WHAT THE TASK REQUIRES
Reproduce exactly, with no pictures, each line from the opening of the material down through the line containing "x_ticks = list(range(0, 19, 2))".
========
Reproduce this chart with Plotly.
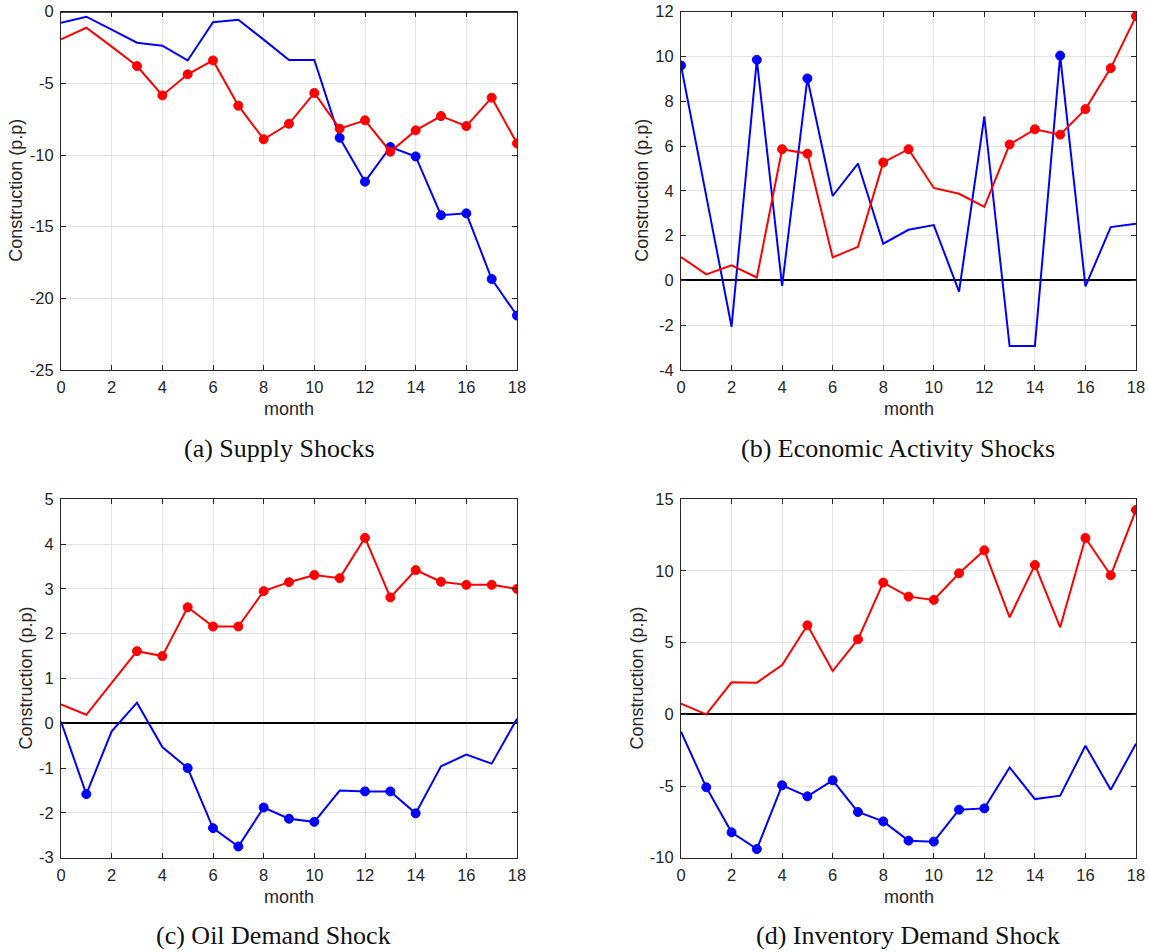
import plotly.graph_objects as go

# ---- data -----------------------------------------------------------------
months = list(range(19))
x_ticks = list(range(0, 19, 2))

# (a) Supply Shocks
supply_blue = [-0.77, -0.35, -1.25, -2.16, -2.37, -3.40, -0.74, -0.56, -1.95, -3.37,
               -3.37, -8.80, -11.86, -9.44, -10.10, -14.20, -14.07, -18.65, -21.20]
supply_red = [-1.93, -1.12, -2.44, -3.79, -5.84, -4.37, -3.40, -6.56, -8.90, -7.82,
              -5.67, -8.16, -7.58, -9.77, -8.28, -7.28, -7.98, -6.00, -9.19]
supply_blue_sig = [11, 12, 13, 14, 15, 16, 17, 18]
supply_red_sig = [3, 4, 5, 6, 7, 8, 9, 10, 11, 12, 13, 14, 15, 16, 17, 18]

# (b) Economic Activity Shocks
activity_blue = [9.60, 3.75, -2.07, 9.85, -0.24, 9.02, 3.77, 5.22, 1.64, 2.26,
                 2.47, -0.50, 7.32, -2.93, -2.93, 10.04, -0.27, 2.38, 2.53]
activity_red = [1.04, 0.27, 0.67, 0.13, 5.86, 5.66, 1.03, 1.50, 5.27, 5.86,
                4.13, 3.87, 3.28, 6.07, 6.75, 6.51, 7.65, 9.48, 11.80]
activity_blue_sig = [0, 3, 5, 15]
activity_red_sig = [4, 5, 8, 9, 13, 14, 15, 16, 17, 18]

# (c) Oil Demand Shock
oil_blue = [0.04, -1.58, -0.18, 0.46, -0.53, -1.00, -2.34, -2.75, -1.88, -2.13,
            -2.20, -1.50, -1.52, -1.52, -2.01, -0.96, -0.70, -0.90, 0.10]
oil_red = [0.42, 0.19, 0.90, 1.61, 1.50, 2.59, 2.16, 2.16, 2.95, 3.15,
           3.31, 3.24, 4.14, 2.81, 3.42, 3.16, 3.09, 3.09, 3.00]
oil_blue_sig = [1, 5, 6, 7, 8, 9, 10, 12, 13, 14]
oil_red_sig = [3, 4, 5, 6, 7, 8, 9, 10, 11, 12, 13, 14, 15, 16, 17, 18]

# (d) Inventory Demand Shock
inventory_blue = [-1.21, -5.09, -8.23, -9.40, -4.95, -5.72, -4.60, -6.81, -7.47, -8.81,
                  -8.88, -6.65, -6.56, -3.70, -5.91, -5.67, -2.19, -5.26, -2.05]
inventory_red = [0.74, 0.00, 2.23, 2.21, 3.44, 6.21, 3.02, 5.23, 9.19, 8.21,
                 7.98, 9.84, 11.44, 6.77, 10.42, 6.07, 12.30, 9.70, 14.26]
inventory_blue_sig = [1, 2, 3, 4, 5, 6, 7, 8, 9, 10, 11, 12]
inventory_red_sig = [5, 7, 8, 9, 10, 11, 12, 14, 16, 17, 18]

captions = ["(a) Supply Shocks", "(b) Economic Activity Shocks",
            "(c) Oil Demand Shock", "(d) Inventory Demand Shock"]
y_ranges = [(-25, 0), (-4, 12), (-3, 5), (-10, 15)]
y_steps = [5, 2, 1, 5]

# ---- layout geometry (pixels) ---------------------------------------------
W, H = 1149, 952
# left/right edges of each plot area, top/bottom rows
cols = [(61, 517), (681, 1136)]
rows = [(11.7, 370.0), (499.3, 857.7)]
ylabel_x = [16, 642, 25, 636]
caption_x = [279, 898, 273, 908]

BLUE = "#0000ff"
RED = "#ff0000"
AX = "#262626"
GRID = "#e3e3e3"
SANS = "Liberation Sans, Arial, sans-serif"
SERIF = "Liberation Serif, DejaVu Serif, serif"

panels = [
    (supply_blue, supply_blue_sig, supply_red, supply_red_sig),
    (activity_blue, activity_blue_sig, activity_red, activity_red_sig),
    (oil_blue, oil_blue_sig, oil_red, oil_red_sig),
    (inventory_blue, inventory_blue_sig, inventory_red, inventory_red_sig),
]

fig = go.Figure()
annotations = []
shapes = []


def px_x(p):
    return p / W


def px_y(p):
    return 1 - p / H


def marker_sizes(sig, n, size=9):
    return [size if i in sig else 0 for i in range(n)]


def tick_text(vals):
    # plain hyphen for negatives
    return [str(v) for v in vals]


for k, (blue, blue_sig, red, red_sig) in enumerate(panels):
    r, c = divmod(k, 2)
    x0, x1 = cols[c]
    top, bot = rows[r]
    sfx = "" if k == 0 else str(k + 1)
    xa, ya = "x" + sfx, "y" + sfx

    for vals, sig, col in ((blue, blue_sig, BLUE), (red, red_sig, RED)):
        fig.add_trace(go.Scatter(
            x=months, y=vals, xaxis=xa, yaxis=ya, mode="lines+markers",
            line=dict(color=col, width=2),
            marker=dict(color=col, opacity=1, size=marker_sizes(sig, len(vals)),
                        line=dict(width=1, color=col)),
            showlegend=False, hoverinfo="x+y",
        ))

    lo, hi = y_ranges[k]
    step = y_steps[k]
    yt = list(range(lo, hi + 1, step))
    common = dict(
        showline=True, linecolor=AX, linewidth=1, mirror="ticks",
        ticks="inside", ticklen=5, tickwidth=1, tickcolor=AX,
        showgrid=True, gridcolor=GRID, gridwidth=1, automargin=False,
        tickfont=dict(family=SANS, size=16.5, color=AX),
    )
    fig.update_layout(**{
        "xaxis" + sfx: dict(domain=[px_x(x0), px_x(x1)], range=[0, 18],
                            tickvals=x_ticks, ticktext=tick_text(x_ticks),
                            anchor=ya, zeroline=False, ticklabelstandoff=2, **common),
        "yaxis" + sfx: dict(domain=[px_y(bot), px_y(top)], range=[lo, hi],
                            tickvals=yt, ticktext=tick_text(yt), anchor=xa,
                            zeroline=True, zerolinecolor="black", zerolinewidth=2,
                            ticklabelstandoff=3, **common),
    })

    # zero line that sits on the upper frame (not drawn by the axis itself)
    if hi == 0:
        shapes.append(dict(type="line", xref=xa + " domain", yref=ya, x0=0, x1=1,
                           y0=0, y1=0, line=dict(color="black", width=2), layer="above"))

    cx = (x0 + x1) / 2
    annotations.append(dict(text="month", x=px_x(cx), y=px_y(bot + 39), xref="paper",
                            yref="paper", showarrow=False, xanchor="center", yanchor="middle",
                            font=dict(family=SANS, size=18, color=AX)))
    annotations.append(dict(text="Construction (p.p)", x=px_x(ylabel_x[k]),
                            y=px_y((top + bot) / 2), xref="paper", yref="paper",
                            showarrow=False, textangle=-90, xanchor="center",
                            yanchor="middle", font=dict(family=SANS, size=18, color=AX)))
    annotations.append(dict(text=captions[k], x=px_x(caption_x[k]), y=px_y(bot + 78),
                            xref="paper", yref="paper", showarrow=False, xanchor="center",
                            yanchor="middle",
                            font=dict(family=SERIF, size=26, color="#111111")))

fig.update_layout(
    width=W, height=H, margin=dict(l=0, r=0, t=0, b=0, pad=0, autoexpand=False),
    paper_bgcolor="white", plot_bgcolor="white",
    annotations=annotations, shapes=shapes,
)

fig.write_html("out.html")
========
REPLY
Reproduce this chart with Plotly.
import plotly.graph_objects as go

# ---- data -----------------------------------------------------------------
months = list(range(19))
x_ticks = list(range(0, 19, 2))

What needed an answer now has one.